Emilia Fester, Tessa Ganserer, Robert Habeck, Annalena Baerbock, Ricarda Lang – sind alle nicht für ihre Politik berühmt geworden, sondern dafür, dass sie sich daneben benommen haben. Zugegeben hinkt dieser Vergleich aber an zwei Stellen. Einerseits sind die aufgezählten Politiker keine kleinen Dickhäuter mit Kulleraugen und sollten eigentlich nicht mit der kleinen Diva Moo Deng verglichen werden. 

Kommen wir also zu meinem zweiten politischen Schluss aus der Moo Deng-Toni-Rivalität. Es ist doch kein Wunder, dass Moo Deng berühmter ist als Toni. Auch wenn ich als deutsche Patriotin natürlich zu unserem deutschen Zwerg-Baby-Hippo halten werde. Die Vermarktung von Toni hat man im Berliner Zoo schon ganz schön ins Heu gesetzt.

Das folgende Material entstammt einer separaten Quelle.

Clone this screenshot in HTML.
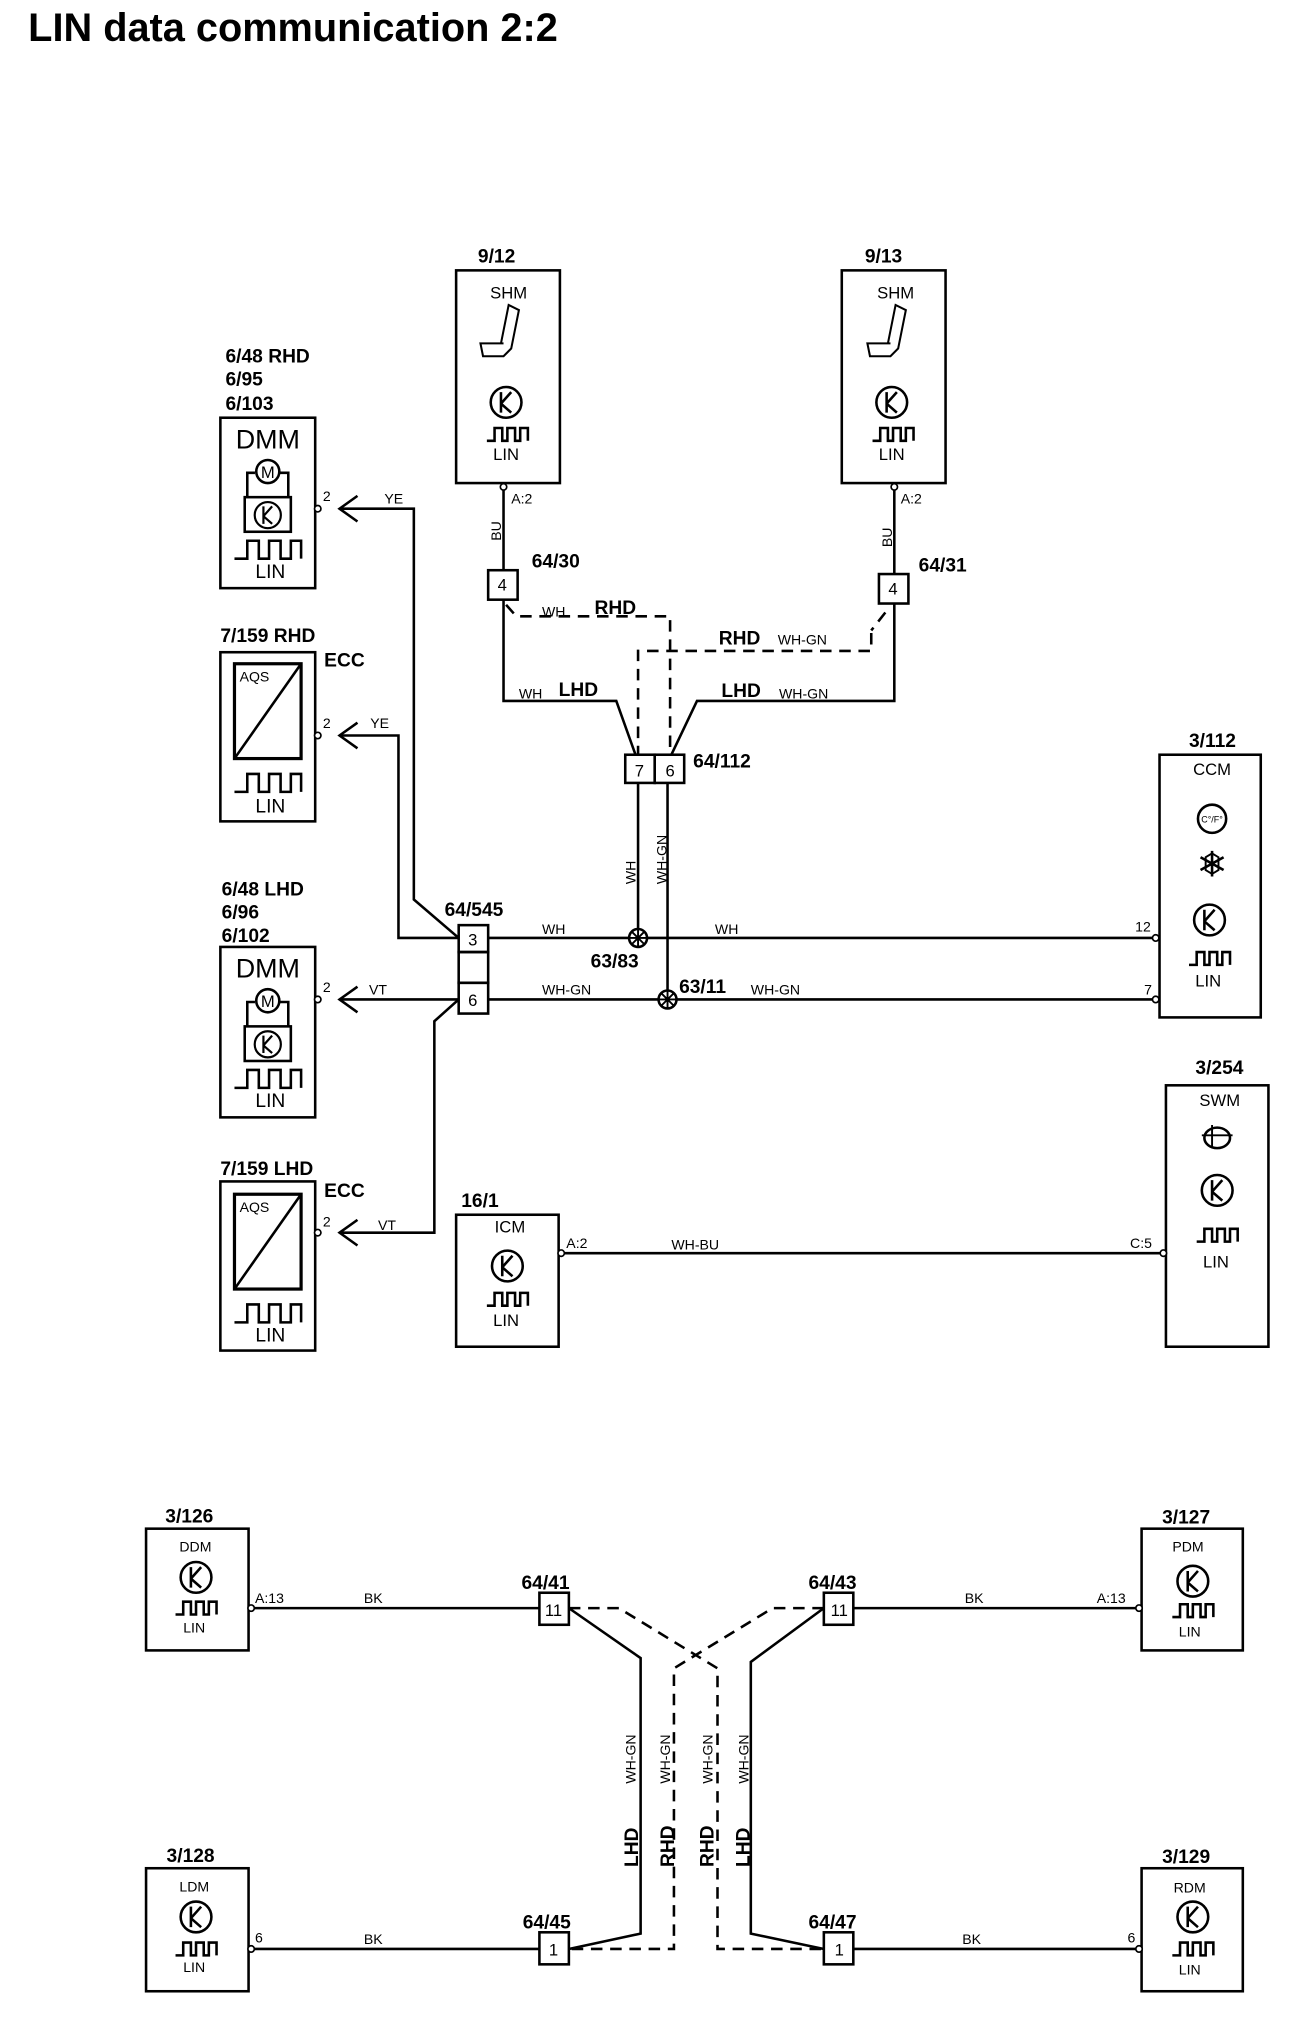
<!DOCTYPE html>
<html><head><meta charset="utf-8"><style>
html,body{margin:0;padding:0;background:#fff;}
svg{display:block;}
text{font-family:"Liberation Sans",Arial,sans-serif;fill:#000;}
.b{font-weight:bold;font-size:15px;}
.s{font-size:11px;}
.m{font-size:13px;}
</style></head><body>
<svg width="1312" height="2022" viewBox="0 0 1024 1578" preserveAspectRatio="none" xmlns="http://www.w3.org/2000/svg">
<defs>
<g id="k"><circle cx="0" cy="0" r="12" fill="none" stroke="#000" stroke-width="2"/><path d="M-4,-8 V8 M-4,1 L4,-8 M-4,1 L4,8" fill="none" stroke="#000" stroke-width="2"/></g>
<path id="w" d="M0,10 h6 v-10 h6 v10 h4 v-10 h6 v10 h4 v-10 h6 v10" fill="none" stroke="#000" stroke-width="2"/>
<path id="wb" d="M0,14 h10 v-14 h9 v14 h8 v-14 h9 v14 h8 v-14 h8 v14" fill="none" stroke="#000" stroke-width="2"/>
<path id="seat" d="M-14,0 l2,10 h16 l6,-6 l6,-30 l-8,-4 l-6,30 z M-14,0 h18" fill="none" stroke="#000" stroke-width="1.6"/>
<g id="spl"><circle r="7" fill="#fff" stroke="#000" stroke-width="2"/><path d="M-7,0H7M0,-7V7M-5,-5L5,5M-5,5L5,-5" stroke="#000" stroke-width="1.5"/></g>
<path id="arr" d="M14,-10 L0,0 L14,10" fill="none" stroke="#000" stroke-width="2"/>
</defs>
<text x="22" y="32" style="font-weight:bold;font-size:31px">LIN data communication 2:2</text>
<g transform="translate(3 2)">
<g fill="none" stroke="#000" stroke-width="2">
<rect x="353" y="209" width="81" height="166"/>
<rect x="654" y="209" width="81" height="166"/>
<rect x="169" y="324" width="74" height="133"/>
<rect x="169" y="507" width="74" height="132"/>
<rect x="169" y="737" width="74" height="133"/>
<rect x="169" y="920" width="74" height="132"/>
<path d="M190,386 V367 H196 M214,367 H222 V386"/><rect x="188" y="386" width="36" height="27"/>
<path d="M190,799 V780 H196 M214,780 H222 V799"/><rect x="188" y="799" width="36" height="27"/>
<rect x="180" y="516" width="52" height="74" stroke-width="2.5"/><path d="M180,590 L232,516"/>
<rect x="180" y="930" width="52" height="74" stroke-width="2.5"/><path d="M180,1004 L232,930"/>
<rect x="902" y="587" width="79" height="205"/>
<rect x="907" y="845" width="80" height="204"/>
<rect x="353" y="946" width="80" height="103"/>
<rect x="111" y="1191" width="80" height="95"/>
<rect x="888" y="1191" width="79" height="95"/>
<rect x="111" y="1456" width="80" height="96"/>
<rect x="888" y="1456" width="79" height="96"/>
<rect x="378" y="443" width="23" height="23"/>
<rect x="683" y="446" width="23" height="23"/>
<rect x="485" y="587" width="23" height="22"/><rect x="508" y="587" width="23" height="22"/>
<rect x="355" y="720" width="23" height="21"/><rect x="355" y="741" width="23" height="24"/><rect x="355" y="765" width="23" height="24"/>
<rect x="418" y="1241" width="23" height="25"/><rect x="640" y="1241" width="23" height="25"/>
<rect x="418" y="1506" width="23" height="25"/><rect x="640" y="1506" width="23" height="25"/>
<path d="M390,378 V443 M695,378 V446"/>
<path d="M390,466 V545 H478 L493,587"/>
<path d="M695,469 V545 H541 L521,587"/>
<path d="M495,609 V730 M518,609 V778"/>
<path d="M378,730 H899 M378,778 H899"/>
<path d="M262,395 H320 V700 L355,730"/>
<path d="M262,572 H308 V730 H355"/>
<path d="M262,778 H355"/>
<path d="M355,778 L336,795 V960 H262"/>
<path d="M435,976 H905"/>
<path d="M193,1253 H418 M663,1253 H886 M193,1519 H418 M663,1519 H886"/>
<path d="M441,1253 L497,1292 V1507 L441,1519"/>
<path d="M640,1253 L583,1295 V1507 L640,1519"/>
</g>
<g fill="none" stroke="#000" stroke-width="2" stroke-dasharray="9,6">
<path d="M392,470 L400,479 H520 V587"/>
<path d="M688,476 L677,490 M677,492 V506 H495 V587"/>
<path d="M441,1253 H480 L557,1300 V1519 H640"/>
<path d="M640,1253 H600 L523,1300 V1519 H441"/>
</g>
<g fill="#fff" stroke="#000" stroke-width="1.3">
<circle cx="390" cy="378" r="2.5"/><circle cx="695" cy="378" r="2.5"/>
<circle cx="245" cy="395" r="2.5"/><circle cx="245" cy="572" r="2.5"/><circle cx="245" cy="778" r="2.5"/><circle cx="245" cy="960" r="2.5"/>
<circle cx="899" cy="730" r="2.5"/><circle cx="899" cy="778" r="2.5"/>
<circle cx="435" cy="976" r="2.5"/><circle cx="905" cy="976" r="2.5"/>
<circle cx="193" cy="1253" r="2.5"/><circle cx="886" cy="1253" r="2.5"/><circle cx="193" cy="1519" r="2.5"/><circle cx="886" cy="1519" r="2.5"/>
</g>
<use href="#arr" x="262" y="395"/><use href="#arr" x="262" y="572"/><use href="#arr" x="262" y="778"/><use href="#arr" x="262" y="960"/>
<use href="#spl" x="495" y="730"/><use href="#spl" x="518" y="778"/>
<use href="#seat" x="386" y="266"/><use href="#seat" x="688" y="266"/>
<use href="#k" x="392" y="312"/><use href="#w" x="377" y="332"/>
<use href="#k" x="693" y="312"/><use href="#w" x="678" y="332"/>
<circle cx="206" cy="366" r="9" fill="#fff" stroke="#000" stroke-width="2"/><text x="206" y="371" text-anchor="middle" class="m">M</text>
<use href="#k" x="206" y="400" transform="translate(206 400) scale(0.85) translate(-206 -400)"/>
<use href="#wb" x="180" y="420"/>
<circle cx="206" cy="779" r="9" fill="#fff" stroke="#000" stroke-width="2"/><text x="206" y="784" text-anchor="middle" class="m">M</text>
<use href="#k" x="206" y="813" transform="translate(206 813) scale(0.85) translate(-206 -813)"/>
<use href="#wb" x="180" y="833"/>
<use href="#wb" x="180" y="602"/><use href="#wb" x="180" y="1016"/>
<circle cx="943" cy="637" r="11" fill="none" stroke="#000" stroke-width="2"/><text x="943" y="640" text-anchor="middle" style="font-size:7px">C°/F°</text>
<g stroke="#000" stroke-width="2" fill="none"><path d="M943,662 V682 M934,667 L952,677 M934,677 L952,667"/><path d="M938,667 L943,664 L948,667 L948,677 L943,680 L938,677 Z" stroke-width="1.5"/></g>
<use href="#k" x="941" y="716"/><use href="#w" x="925" y="741"/>
<ellipse cx="947" cy="886" rx="10" ry="8" fill="none" stroke="#000" stroke-width="2"/><path d="M935,884 H959 M943,876 V894" stroke="#000" stroke-width="1.5"/>
<use href="#k" x="947" y="927"/><use href="#w" x="931" y="957"/>
<use href="#k" x="393" y="986"/><use href="#w" x="377" y="1007"/>
<use href="#k" x="150" y="1229"/><use href="#w" x="134" y="1248"/>
<use href="#k" x="928" y="1232"/><use href="#w" x="912" y="1250"/>
<use href="#k" x="150" y="1494"/><use href="#w" x="134" y="1514"/>
<use href="#k" x="928" y="1494"/><use href="#w" x="912" y="1514"/>
<g class="b">
<text x="370" y="203">9/12</text><text x="672" y="203">9/13</text>
<text x="173" y="281">6/48 RHD</text><text x="173" y="299">6/95</text><text x="173" y="318">6/103</text>
<text x="169" y="499">7/159 RHD</text><text x="250" y="518">ECC</text>
<text x="170" y="697">6/48 LHD</text><text x="170" y="715">6/96</text><text x="170" y="733">6/102</text>
<text x="169" y="915">7/159 LHD</text><text x="250" y="932">ECC</text>
<text x="412" y="441">64/30</text><text x="714" y="444">64/31</text>
<text x="433" y="541">LHD</text><text x="461" y="477">RHD</text><text x="558" y="501">RHD</text><text x="560" y="542">LHD</text>
<text x="538" y="597">64/112</text><text x="344" y="713">64/545</text>
<text x="458" y="753">63/83</text><text x="527" y="773">63/11</text>
<text x="925" y="581">3/112</text><text x="930" y="836">3/254</text><text x="357" y="940">16/1</text>
<text x="126" y="1186">3/126</text><text x="904" y="1187">3/127</text><text x="127" y="1451">3/128</text><text x="904" y="1452">3/129</text>
<text x="404" y="1238">64/41</text><text x="628" y="1238">64/43</text><text x="405" y="1503">64/45</text><text x="628" y="1503">64/47</text>
<text transform="translate(495 1455) rotate(-90)">LHD</text><text transform="translate(523 1455) rotate(-90)">RHD</text>
<text transform="translate(554 1455) rotate(-90)">RHD</text><text transform="translate(582 1455) rotate(-90)">LHD</text>
</g>
<g class="m" text-anchor="middle">
<text x="394" y="231">SHM</text><text x="392" y="357">LIN</text>
<text x="696" y="231">SHM</text><text x="693" y="357">LIN</text>
<text x="389" y="459">4</text><text x="694" y="462">4</text>
<text x="496" y="604">7</text><text x="520" y="604">6</text>
<text x="366" y="736">3</text><text x="366" y="783">6</text>
<text x="943" y="603">CCM</text><text x="940" y="768">LIN</text>
<text x="949" y="861">SWM</text><text x="946" y="987">LIN</text>
<text x="395" y="960">ICM</text><text x="392" y="1033">LIN</text>
<text x="429" y="1259">11</text><text x="652" y="1259">11</text><text x="429" y="1524">1</text><text x="652" y="1524">1</text>
</g>
<g text-anchor="middle" style="font-size:15px">
<text x="208" y="449">LIN</text><text x="208" y="632">LIN</text><text x="208" y="862">LIN</text><text x="208" y="1045">LIN</text>
</g>
<text x="181" y="348" style="font-size:21px">DMM</text><text x="181" y="761" style="font-size:21px">DMM</text>
<g class="s">
<text x="184" y="530">AQS</text><text x="184" y="944">AQS</text>
<text x="249" y="389">2</text><text x="249" y="566">2</text><text x="249" y="772">2</text><text x="249" y="955">2</text>
<text x="297" y="391">YE</text><text x="286" y="566">YE</text><text x="285" y="774">VT</text><text x="292" y="958">VT</text>
<text x="396" y="391">A:2</text><text x="700" y="391">A:2</text>
<text transform="translate(388 420) rotate(-90)">BU</text><text transform="translate(693 425) rotate(-90)">BU</text>
<text x="420" y="479">WH</text><text x="604" y="501">WH-GN</text><text x="402" y="543">WH</text><text x="605" y="543">WH-GN</text>
<text transform="translate(493 688) rotate(-90)">WH</text><text transform="translate(517 688) rotate(-90)">WH-GN</text>
<text x="420" y="727">WH</text><text x="555" y="727">WH</text><text x="420" y="774">WH-GN</text><text x="583" y="774">WH-GN</text>
<text x="883" y="725">12</text><text x="890" y="774">7</text>
<text x="439" y="972">A:2</text><text x="521" y="973">WH-BU</text><text x="879" y="972">C:5</text>
<text x="137" y="1209">DDM</text><text x="140" y="1272">LIN</text>
<text x="912" y="1209">PDM</text><text x="917" y="1275">LIN</text>
<text x="137" y="1474">LDM</text><text x="140" y="1537">LIN</text>
<text x="913" y="1475">RDM</text><text x="917" y="1539">LIN</text>
<text x="196" y="1249">A:13</text><text x="281" y="1249">BK</text><text x="853" y="1249">A:13</text><text x="750" y="1249">BK</text>
<text x="196" y="1514">6</text><text x="281" y="1515">BK</text><text x="877" y="1514">6</text><text x="748" y="1515">BK</text>
<text transform="translate(493 1390) rotate(-90)">WH-GN</text><text transform="translate(520 1390) rotate(-90)">WH-GN</text>
<text transform="translate(553 1390) rotate(-90)">WH-GN</text><text transform="translate(581 1390) rotate(-90)">WH-GN</text>
</g>
</g>
</svg>
</body></html>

Während das thailändische kleine Schwabbel-Schwein einfach Tier sein darf und die ganze Welt bezaubert, muss Toni als Botschafterin für eine aussterbende Art, Vielfalt und gegen Rassismus herhalten. Muss ein Mini-Hippo-Weibchen nun unbedingt nach einem männlichen Fußballspieler mit zuckendem religiösen Zeigefinger benannt werden?

Moo Deng hat keinen rücksichtsvollen, politisch korrekten Namen und nimmt in ihren – zugegeben harmlosen – Attacken keine Rücksicht auf Verluste. Alles an ihr ist authentisch, ob ihre Aggressionsprobleme oder ihr äußerst treffender Name. Keiner will ein Moralapostel-Hippo haben. Hätten sie das kleine Viech mal doch lieber Boulettchen genannt.